:: Data section ::
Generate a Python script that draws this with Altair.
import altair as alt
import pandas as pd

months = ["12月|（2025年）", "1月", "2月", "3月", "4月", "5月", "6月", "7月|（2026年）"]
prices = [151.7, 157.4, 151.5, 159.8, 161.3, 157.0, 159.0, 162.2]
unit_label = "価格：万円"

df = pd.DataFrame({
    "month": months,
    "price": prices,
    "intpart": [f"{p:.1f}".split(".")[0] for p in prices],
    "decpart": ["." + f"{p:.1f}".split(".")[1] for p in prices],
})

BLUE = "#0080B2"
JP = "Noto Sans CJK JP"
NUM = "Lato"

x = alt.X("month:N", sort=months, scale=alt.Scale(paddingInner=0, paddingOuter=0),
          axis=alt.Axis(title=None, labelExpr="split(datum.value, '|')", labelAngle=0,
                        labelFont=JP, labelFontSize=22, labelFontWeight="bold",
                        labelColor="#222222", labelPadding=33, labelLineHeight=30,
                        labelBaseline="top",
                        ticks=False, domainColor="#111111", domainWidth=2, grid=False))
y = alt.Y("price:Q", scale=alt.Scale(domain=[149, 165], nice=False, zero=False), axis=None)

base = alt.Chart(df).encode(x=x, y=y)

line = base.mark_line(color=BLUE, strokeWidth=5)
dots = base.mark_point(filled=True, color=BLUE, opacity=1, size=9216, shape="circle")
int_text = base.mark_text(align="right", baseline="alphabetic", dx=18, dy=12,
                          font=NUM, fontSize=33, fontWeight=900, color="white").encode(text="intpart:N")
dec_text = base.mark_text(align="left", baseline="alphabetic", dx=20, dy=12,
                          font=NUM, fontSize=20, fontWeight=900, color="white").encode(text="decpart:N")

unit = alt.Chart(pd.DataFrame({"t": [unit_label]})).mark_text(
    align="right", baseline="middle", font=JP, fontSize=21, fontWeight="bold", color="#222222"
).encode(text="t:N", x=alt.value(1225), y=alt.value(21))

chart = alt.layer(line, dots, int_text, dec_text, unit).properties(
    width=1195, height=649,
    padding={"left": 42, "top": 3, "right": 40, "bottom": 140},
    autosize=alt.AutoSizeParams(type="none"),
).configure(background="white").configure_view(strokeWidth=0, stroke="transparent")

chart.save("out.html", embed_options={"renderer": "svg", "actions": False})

:: Task details ::
Retype the material above, line by line, exactly.

:: Written response ::
Generate a Python script that draws this with Altair.
import altair as alt
import pandas as pd

months = ["12月|（2025年）", "1月", "2月", "3月", "4月", "5月", "6月", "7月|（2026年）"]
prices = [151.7, 157.4, 151.5, 159.8, 161.3, 157.0, 159.0, 162.2]
unit_label = "価格：万円"

df = pd.DataFrame({
    "month": months,
    "price": prices,
    "intpart": [f"{p:.1f}".split(".")[0] for p in prices],
    "decpart": ["." + f"{p:.1f}".split(".")[1] for p in prices],
})

BLUE = "#0080B2"
JP = "Noto Sans CJK JP"
NUM = "Lato"

x = alt.X("month:N", sort=months, scale=alt.Scale(paddingInner=0, paddingOuter=0),
          axis=alt.Axis(title=None, labelExpr="split(datum.value, '|')", labelAngle=0,
                        labelFont=JP, labelFontSize=22, labelFontWeight="bold",
                        labelColor="#222222", labelPadding=33, labelLineHeight=30,
                        labelBaseline="top",
                        ticks=False, domainColor="#111111", domainWidth=2, grid=False))
y = alt.Y("price:Q", scale=alt.Scale(domain=[149, 165], nice=False, zero=False), axis=None)

base = alt.Chart(df).encode(x=x, y=y)

line = base.mark_line(color=BLUE, strokeWidth=5)
dots = base.mark_point(filled=True, color=BLUE, opacity=1, size=9216, shape="circle")
int_text = base.mark_text(align="right", baseline="alphabetic", dx=18, dy=12,
                          font=NUM, fontSize=33, fontWeight=900, color="white").encode(text="intpart:N")
dec_text = base.mark_text(align="left", baseline="alphabetic", dx=20, dy=12,
                          font=NUM, fontSize=20, fontWeight=900, color="white").encode(text="decpart:N")

unit = alt.Chart(pd.DataFrame({"t": [unit_label]})).mark_text(
    align="right", baseline="middle", font=JP, fontSize=21, fontWeight="bold", color="#222222"
).encode(text="t:N", x=alt.value(1225), y=alt.value(21))

chart = alt.layer(line, dots, int_text, dec_text, unit).properties(
    width=1195, height=649,
    padding={"left": 42, "top": 3, "right": 40, "bottom": 140},
    autosize=alt.AutoSizeParams(type="none"),
).configure(background="white").configure_view(strokeWidth=0, stroke="transparent")

chart.save("out.html", embed_options={"renderer": "svg", "actions": False})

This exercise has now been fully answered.